The common misconception is that the AC will make the temperature inside cooler through the refrigerant. However, it’s more accurate to say the unit pushes out warm air and heat energy is transferred through the coil.
As for the central heating system, a furnace run by either gas or oil is installed usually in the garage or basement. Again, how it works is that combustion gasses produced by the furnace will go through the heat exchanger. The heat is then distributed throughout the house through a series of ducts. Below, we have compiled a list of guidelines to retrofit HVAC for historic buildings.
1. Considering the mini-duct option
A mini-duct system is a worthy option considering its small footprint. Just like its name suggests, the ducts are quite small. This means you can retrofit it without causing too much damage to the plaster or original materials. It operates much like the traditional ducts, although air is passed through the vestibules at a higher velocity. Bernoulli’s principle, which states that an uptick in speed will have a direct correlation to the drop in pressure or potential energy, will take effect here. This means that the temperature in the room will be much cooler.
2. Invest in modern HVAC for historic buildings
Old systems can be expensive to repair, and you have no guarantees that they would not fail in the future. For example, one innovation now is the variable refrigerant flow system, which doesn’t really utilize ducts to distribute air. It also requires a small footprint through a series of air handlers that can be retrofitted easily.
3. Apprise yourself of the building code in your area
If your district is declared as historic, you can’t introduce changes without securing permits, unfortunately. This includes the HVAC for historic buildings. For smaller structures, the individual contractor can assess the capacity and the type of system to be installed. In contrast, it becomes more complex for bigger buildings.

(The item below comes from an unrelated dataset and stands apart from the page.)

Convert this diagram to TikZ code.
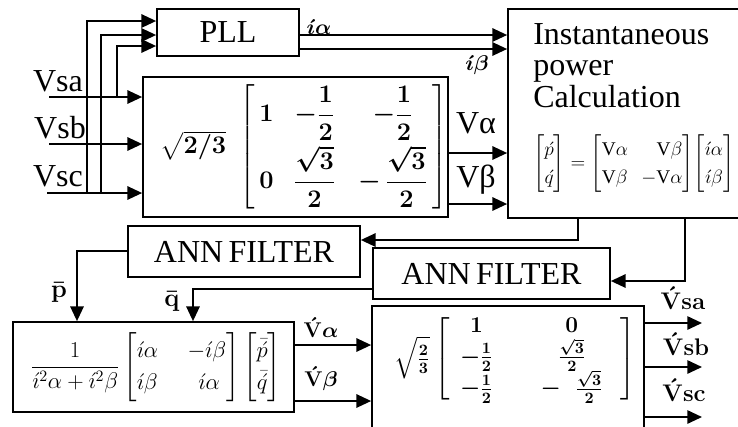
\RequirePackage{fix-cm}
\documentclass[tikz,border=0pt]{standalone}
\usepackage{amsmath}
\usepackage{fontspec}
\setmainfont{Liberation Serif}
\usetikzlibrary{arrows.meta}

\newcommand{\ih}{\acute{\imath}}
\newcommand{\Vh}{\acute{\mathbf{V}}}

\tikzset{
  blk/.style={draw, line width=1.3pt, inner sep=0pt},
  wire/.style={line width=1.3pt},
  sig/.style={wire, -{Triangle[length=11pt,width=10pt]}},
  txt/.style={font=\fontsize{24}{26}\selectfont, inner sep=0pt},
  lbl/.style={font=\fontsize{#1}{#1}\selectfont\boldmath, inner sep=0pt},
  lbl/.default=16,
}

\begin{document}
\begin{tikzpicture}[x=0.75pt,y=-0.75pt]
    \clip (0,0) rectangle (738,426);
    \fill[white] (0,0) rectangle (738,426);

    % blocks
    \node[blk, minimum width=106.5pt, minimum height=35.25pt, txt] (pll) at (228,32.5) {PLL};
    \node[blk, minimum width=228.75pt, minimum height=105pt] (clarke) at (295.5,147) {};
    \node[blk, minimum width=177.75pt, minimum height=156.75pt] (inst) at (626.5,113.5) {};
    \node[blk, minimum width=174pt, minimum height=38.25pt, txt] (annA) at (244,251.5) {ANN\,FILTER};
    \node[blk, minimum width=177.75pt, minimum height=38.25pt, txt] (annB) at (491.5,273.5) {ANN\,FILTER};
    \node[blk, minimum width=210.75pt, minimum height=67.5pt] (invc) at (153.5,367) {};
    \node[blk, minimum width=204pt, minimum height=100.5pt] (iclarke) at (508,373) {};

    % block contents
    \node[inner sep=0pt, font=\fontsize{19}{21}\selectfont\boldmath] (clarkeq) at (304,147)
        {$\sqrt{2/3}\;\left[\begin{array}{@{\,}l@{\hspace{15pt}}c@{\hspace{17pt}}c@{\,}}
            1 & -\dfrac{1}{2} & -\dfrac{1}{2}\\[12pt]
            0 & \dfrac{\sqrt{3}}{2} & -\,\dfrac{\sqrt{3}}{2}
          \end{array}\right]$};
    \node[txt, anchor=base west] (instA) at (533,44) {Instantaneous};
    \node[txt, anchor=base west] (instB) at (533,75) {power};
    \node[txt, anchor=base west] (instC) at (533,107) {Calculation};
    \node[inner sep=0pt, anchor=west, font=\fontsize{14.5}{16}\selectfont] (insteq) at (533,164)
        {$\renewcommand{\arraystretch}{1.3}\left[\begin{array}{@{}c@{}}\acute{p}\\ \acute{q}\end{array}\right]
          = \left[\begin{array}{@{}l@{\hspace{10pt}}r@{}}\mathrm{V}\alpha & \mathrm{V}\beta\\ \mathrm{V}\beta & -\mathrm{V}\alpha\end{array}\right]
          \!\left[\begin{array}{@{}c@{}}\ih\alpha\\ \ih\beta\end{array}\right]$};
    \node[inner sep=0pt, font=\fontsize{17}{19}\selectfont] (invceq) at (156,367)
        {$\dfrac{1}{\ih^2\alpha+\ih^2\beta}
          \renewcommand{\arraystretch}{1.25}\left[\begin{array}{@{}l@{\hspace{22pt}}r@{}}\ih\alpha & -\ih\beta\\ \ih\beta & \ih\alpha\;\end{array}\right]
          \left[\begin{array}{@{}c@{}}\bar{\acute{p}}\\ \bar{\acute{q}}\end{array}\right]$};
    \node[inner sep=0pt, font=\fontsize{17}{19}\selectfont\boldmath] (iclarkeq) at (515,359)
        {$\sqrt{\frac{2}{3}}\left[\begin{array}{@{\hspace{8pt}}c@{\hspace{36pt}}c@{\hspace{13pt}}}
            1 & 0\\[-1pt]
            -\tfrac{1}{2} & \tfrac{\sqrt{3}}{2}\\[-1pt]
            -\tfrac{1}{2} & -\;\;\tfrac{\sqrt{3}}{2}
          \end{array}\right]$};

    % source voltages
    \coordinate (vsa) at (49,97);
    \coordinate (vsb) at (49,144);
    \coordinate (vsc) at (47,193);
    \node[txt, anchor=base] (lsa) at (58,91) {Vsa};
    \node[txt, anchor=base] (lsb) at (60,138) {Vsb};
    \node[txt, anchor=base] (lsc) at (58,186) {Vsc};
    \foreach \v in {vsa,vsb,vsc}
        \draw[sig] (\v) -- (clarke.west |- \v);
    \foreach \x/\y/\from in {87/21/vsc, 101/35/vsc, 117/46/vsa}
        \draw[sig] (\x,0 |- \from) -- (\x,\y) -- (pll.west |- 0,\y);

    % PLL currents and alpha-beta voltages
    \draw[sig] (pll.east |- 0,35) -- (inst.west |- 0,35);
    \draw[sig] (pll.east |- 0,49) -- (inst.west |- 0,49);
    \draw[sig] (clarke.east |- 0,153) -- (inst.west |- 0,153);
    \draw[sig] (clarke.east |- 0,204) -- (inst.west |- 0,204);
    \node[lbl=16] (ia) at (319,27) {$\ih\alpha$};
    \node[lbl=16] (ib) at (477,65) {$\ih\beta$};
    \node[txt, anchor=base] (va) at (476,133) {Vα};
    \node[txt, anchor=base] (vb) at (476,187) {Vβ};

    % p and q through the filters
    \draw[sig] (inst.south -| 578,0) -- (578,240) -- (annA.east |- 0,240);
    \draw[sig] (inst.south -| 685,0) -- (685,281) -- (annB.east |- 0,281);
    \draw[sig] (annA.west |- 0,251) -- (77,251) -- (invc.north -| 77,0);
    \draw[sig] (annB.west |- 0,289) -- (193,289) -- (invc.north -| 193,0);
    \node[lbl=19] (pbar) at (59,292) {$\bar{\mathbf{p}}$};
    \node[lbl=19] (qbar) at (172,301) {$\bar{\mathbf{q}}$};

    % reference voltages
    \draw[sig] (invc.east |- 0,345) -- (iclarke.west |- 0,345);
    \draw[sig] (invc.east |- 0,401) -- (iclarke.west |- 0,401);
    \node[lbl=16] (vah) at (321,328) {$\Vh\boldsymbol{\alpha}$};
    \node[lbl=16] (vbh) at (321,379) {$\Vh\boldsymbol{\beta}$};
    \coordinate (osa) at (702,323);
    \coordinate (osb) at (702,367);
    \coordinate (osc) at (702,417);
    \foreach \o in {osa,osb,osc}
        \draw[sig] (iclarke.east |- \o) -- (\o);
    \node[lbl=18] (vsah) at (683,298) {$\Vh\mathbf{sa}$};
    \node[lbl=18] (vsbh) at (686,344) {$\Vh\mathbf{sb}$};
    \node[lbl=18] (vsch) at (684,390) {$\Vh\mathbf{sc}$};
\end{tikzpicture}
\end{document}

4. Your existing HVAC doesn’t have to be mothballed
Have a certified contractor check your existing system for any “reasonable” attendant costs. The lifespan of HVAC for historic buildings can actually be extended with proper maintenance and overhaul. So, try to ask your contractor for any salvageable parts in order to save on cost. Of course, old units may sometimes still be using R-22s. In fact, these are already banned from use because of the dangers they pose to the environment. In that case, it would have to be recovered and probably recycled.
5. Exterior modifications are not allowed
While the state may be more forgiving regarding the changes to the interior of the building, the exterior is virtually untouchable. That means no HVAC system jutting out of the building that may destroy the integrity of the structure’s appearance.
6. Budget for maintenance cost
Who said maintaining a historic building is going to be cheap? Aside from the upkeep, it’s what you don’t see that can cost you. This means the electrical, plumbing and HVAC systems. Find from your local state or park service if you can avail of tax incentives for historic properties. Some states do give some incentives for owners to make sure historic structures are not left in disrepair.
7. Moisture is not your friend
Moisture from condensation could be very damaging to any old structure. Therefore, you should deal with a contractor that specializes in HVAC for historic buildings to prevent that from happening. After all, moisture not only destroys ancient wood but also stains the plasters and walls.